Почему-то история у нас в последнее время начинается с 1941 года. А ведь была не менее ужасная война 1914, которая приняла жертвы почти каждой русской семьи. И нет у нас в стране ни одного памятника, ни героям, ни жертвам. Как это понять?
А так понимаю, что государству и народу еще не утратившему остатков харизматичности, стыдно жить, как мы сейчас живем. И они этот стыд заглушают враньем. О том, что Россия – такая удивительная страна, которая спасет мир. О том какие мы крутые. О том, что нам все должны. О том, что мы снова воюем за правду со всем остальным миром.
Как почувствовать себя полноценным в семье народов, не утруждая себя ни службой, ни жертвой, ни служением Родине? Правильно: надо повязать ленточку и сходить в кино, и тем самым якобы стать причастным к славе и чести наших забытых дедов.

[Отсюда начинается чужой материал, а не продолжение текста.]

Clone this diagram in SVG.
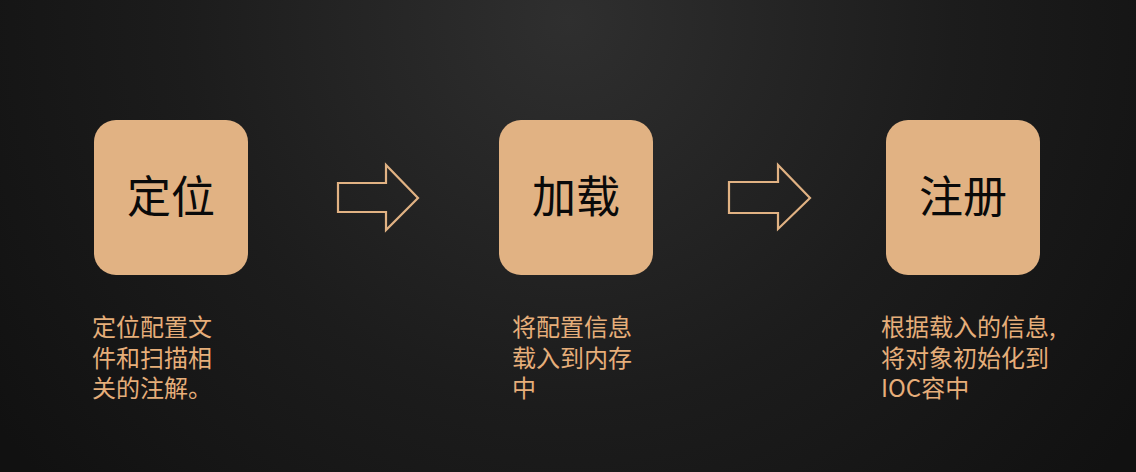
<svg xmlns="http://www.w3.org/2000/svg" width="1136" height="472" viewBox="0 0 1136 472">
  <defs>
    <radialGradient id="bg" cx="568" cy="20" r="700" gradientUnits="userSpaceOnUse">
      <stop offset="0" stop-color="#2f2f2f"/>
      <stop offset="0.55" stop-color="#1c1c1c"/>
      <stop offset="1" stop-color="#111111"/>
    </radialGradient>
    <style>
      .box { fill: #e1b283; }
      .title { font-family: "Noto Sans CJK SC", "Noto Sans", sans-serif; font-size: 44px; fill: #0a0a0a; text-anchor: middle; }
      .desc { font-family: "Noto Sans CJK SC", "Noto Sans", sans-serif; font-size: 24px; fill: #e6ae7a; }
      .arrow { fill: none; stroke: #e1b283; stroke-width: 2.2; stroke-linejoin: miter; }
    </style>
  </defs>
  <rect width="1136" height="472" fill="url(#bg)"/>

  <g id="connectors">
    <path class="arrow" d="M338,183 H386 V165 L418,198 L386,230 V212 H338 Z"/>
    <path class="arrow" d="M729,182 H778 V165 L810,198 L778,229 V213 H729 Z"/>
  </g>

  <g id="node-locate">
    <rect class="box" x="94" y="120" width="154" height="155" rx="22"/>
    <text class="title" x="171" y="213">定位</text>
    <text class="desc" x="92" y="336">定位配置文</text>
    <text class="desc" x="92" y="367">件和扫描相</text>
    <text class="desc" x="92" y="397">关的注解。</text>
  </g>

  <g id="node-load">
    <rect class="box" x="499" y="120" width="154" height="155" rx="22"/>
    <text class="title" x="576" y="213">加载</text>
    <text class="desc" x="512" y="336">将配置信息</text>
    <text class="desc" x="512" y="367">载入到内存</text>
    <text class="desc" x="512" y="397">中</text>
  </g>

  <g id="node-register">
    <rect class="box" x="886" y="120" width="154" height="155" rx="22"/>
    <text class="title" x="963" y="213">注册</text>
    <text class="desc" x="881" y="336">根据载入的信息,</text>
    <text class="desc" x="881" y="367">将对象初始化到</text>
    <text class="desc" x="881" y="397">IOC容中</text>
  </g>
</svg>
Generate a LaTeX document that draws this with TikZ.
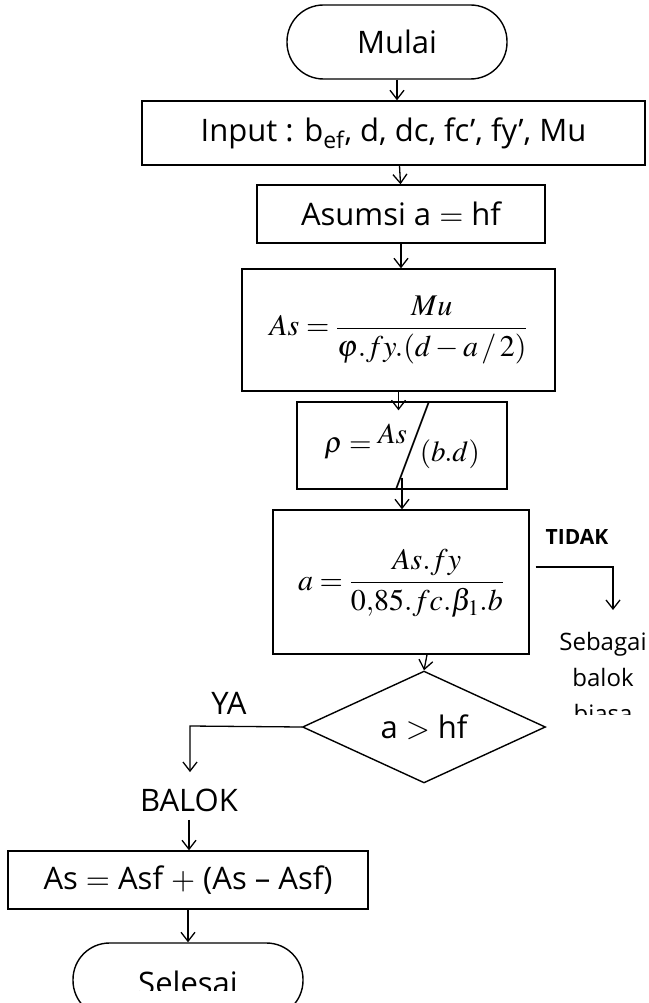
\documentclass[tikz,border=0pt]{standalone}
\usepackage{amsmath}
\usepackage{mathptmx}
\usepackage[no-math]{fontspec}
\setmainfont{Open Sans}
\usetikzlibrary{shapes.geometric,arrows.meta}

\tikzset{
  kotak/.style={draw,line width=1.4pt,rectangle,inner sep=0pt},
  terminal/.style={draw,line width=1.4pt,rectangle,rounded corners=36.5pt,inner sep=0pt,minimum height=74pt},
  keputusan/.style={draw,line width=1.4pt,diamond,inner sep=0pt,minimum width=243pt,minimum height=96pt},
  panah/.style={->,line width=1.3pt},
  rumus/.style={font=\fontsize{30}{36}\selectfont},
  kecil/.style={font=\fontsize{24}{36}\selectfont},
}

\begin{document}
\begin{tikzpicture}[x=1pt,y=-1pt,>={Straight Barb[length=9pt,width=14pt]},font=\fontsize{31}{38}\selectfont]
          \useasboundingbox (0,0) rectangle (648,1003);
          \node[terminal,minimum width=220pt] (mulai) at (397,42) {Mulai};
          \node[kotak,minimum width=503pt,minimum height=64pt] (input) at (393.5,133) {Input : b\textsubscript{ef}, d, dc, fc’, fy’, Mu};
          \node[kotak,minimum width=288pt,minimum height=58pt] (asumsi) at (401,214) {Asumsi a $=$ hf};
          \node[kotak,rumus,minimum width=313pt,minimum height=122pt] (as) at (398.5,330) {$As=\dfrac{Mu}{\varphi.fy.(d-a\,/\,2)}$};
          \node[kotak,rumus,font=\fontsize{29}{34}\selectfont,minimum width=210pt,minimum height=83pt] (rho) at (402,445.5)
            {$\rho=\raisebox{9pt}{$As$}\mkern-8mu\Bigg/\mkern-7mu\raisebox{-9pt}{$(b.d)$}$};
          \node[kotak,rumus,minimum width=256pt,minimum height=144pt,text height=40pt,text depth=24pt] (abox) at (401,582)
            {$a=\dfrac{As.fy}{0{,}85.fc.\beta_1.b}$};
          \node[font=\fontsize{21}{24}\selectfont\bfseries] (tidak) at (577,537) {TIDAK};
          \begin{scope}
            \clip (450,600) rectangle (648,714);
            \node[kecil,align=center,anchor=north] (sebagai) at (603,628.5) {Sebagai\\balok\\biasa};
          \end{scope}
          \node[keputusan] (cek) at (424,727) {a $>$ hf};
          \node (ya) at (229,703) {YA};
          \node (balok) at (189,800) {BALOK};
          \node[kotak,minimum width=360pt,minimum height=58pt] (asf) at (188,880) {As $=$ Asf $+$ (As – Asf)};
          \node[terminal,minimum width=230pt] (selesai) at (188,980) {};
          \begin{scope}
            \clip (0,900) rectangle (648,990);
            \node[anchor=base] (selesaiteks) at (188,994) {Selesai};
          \end{scope}
          % panah utama
          \coordinate (t1) at (613,567);
          \coordinate (t2) at (613,610);
          \coordinate (y1) at (190,726);
          \draw[panah] (mulai) -- (mulai |- input.north);
          \draw[panah] ([xshift=6pt]input.south) -- ([xshift=-0.5pt]asumsi.north);
          \draw[panah] (asumsi) -- (asumsi |- as.north);
          \draw[panah] (as) -- ([yshift=-9pt]as |- rho.north);
          \draw[panah] ([yshift=12pt]rho.south) -- (rho |- abox.north);
          \draw[panah] ([xshift=26pt]abox.south) -- (cek.north);
          \draw[panah] ([xshift=6pt]abox.east |- t1) -- (t1) -- (t2);
          \draw[panah] (cek.west) -- (y1) -- ([yshift=13pt]y1 |- balok.north);
          \draw[panah] ([yshift=-5pt]balok.south) -- (balok |- asf.north);
          \draw[panah] (asf.south -| selesai) -- (selesai.north);
        \end{tikzpicture}
\end{document}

Пиар на костях . Народ страдает и еще надеется о том счастливом времени, когда можно будет жить как герои и умирать со славой, о том времени, когда мы были все вместе. О том времени, когда у нас была одна общая цель.
Ностальгия по харизме. Она особенно оживает в эти майские дни. Однажды моя дочь-семиклассница пела для ветеранов. Устроители концерта хотели ей дать пятьсот рублей. Она не взяла :
-Папа, ведь на этом зарабатывать нельзя? А ты хотел бы на войну?
— Что ж, все наши предки воевали, да и я бы прятаться не стал.
— И я бы хотела.
Каждое девятое мая, мы все семьей садились в кузов грузовика и ехали через весь Краснодарский край в станицу Красноармейскую. Там была могила дедова брата. Рядом с этим логом мы стели скатерти и совершали тризну. Дети собирали цветы и плели венки, а взрослые то и дело вздыхали и вспоминали. Но вот однажды мы приехали, а могилы оказались запаханы и засеяны. Пришли к председателю колхоза. И я не буду повторять, что он сказал. Потом там росла картошка. Потом я не знаю.
И когда в Таллинне полиция гонялась за мальчишками, защищавшими Бронзового солдата, а из Кремля раздавались гневные голоса, и потом с шумом справили очередное Девятое мая, мне было противно и горько. За то, что я не знал деда, и моя мать выросла, не видев «белого света», за запаханное поле с костями еще одного деда, за странные ленточки. За то, что наша родня — не бронзовые солдаты.
Ложь – самое вредное и губительное, что сегодня есть в нашей стране. И мы, христиане, должны разорвать это кольцо греха. Хотя бы попробовать.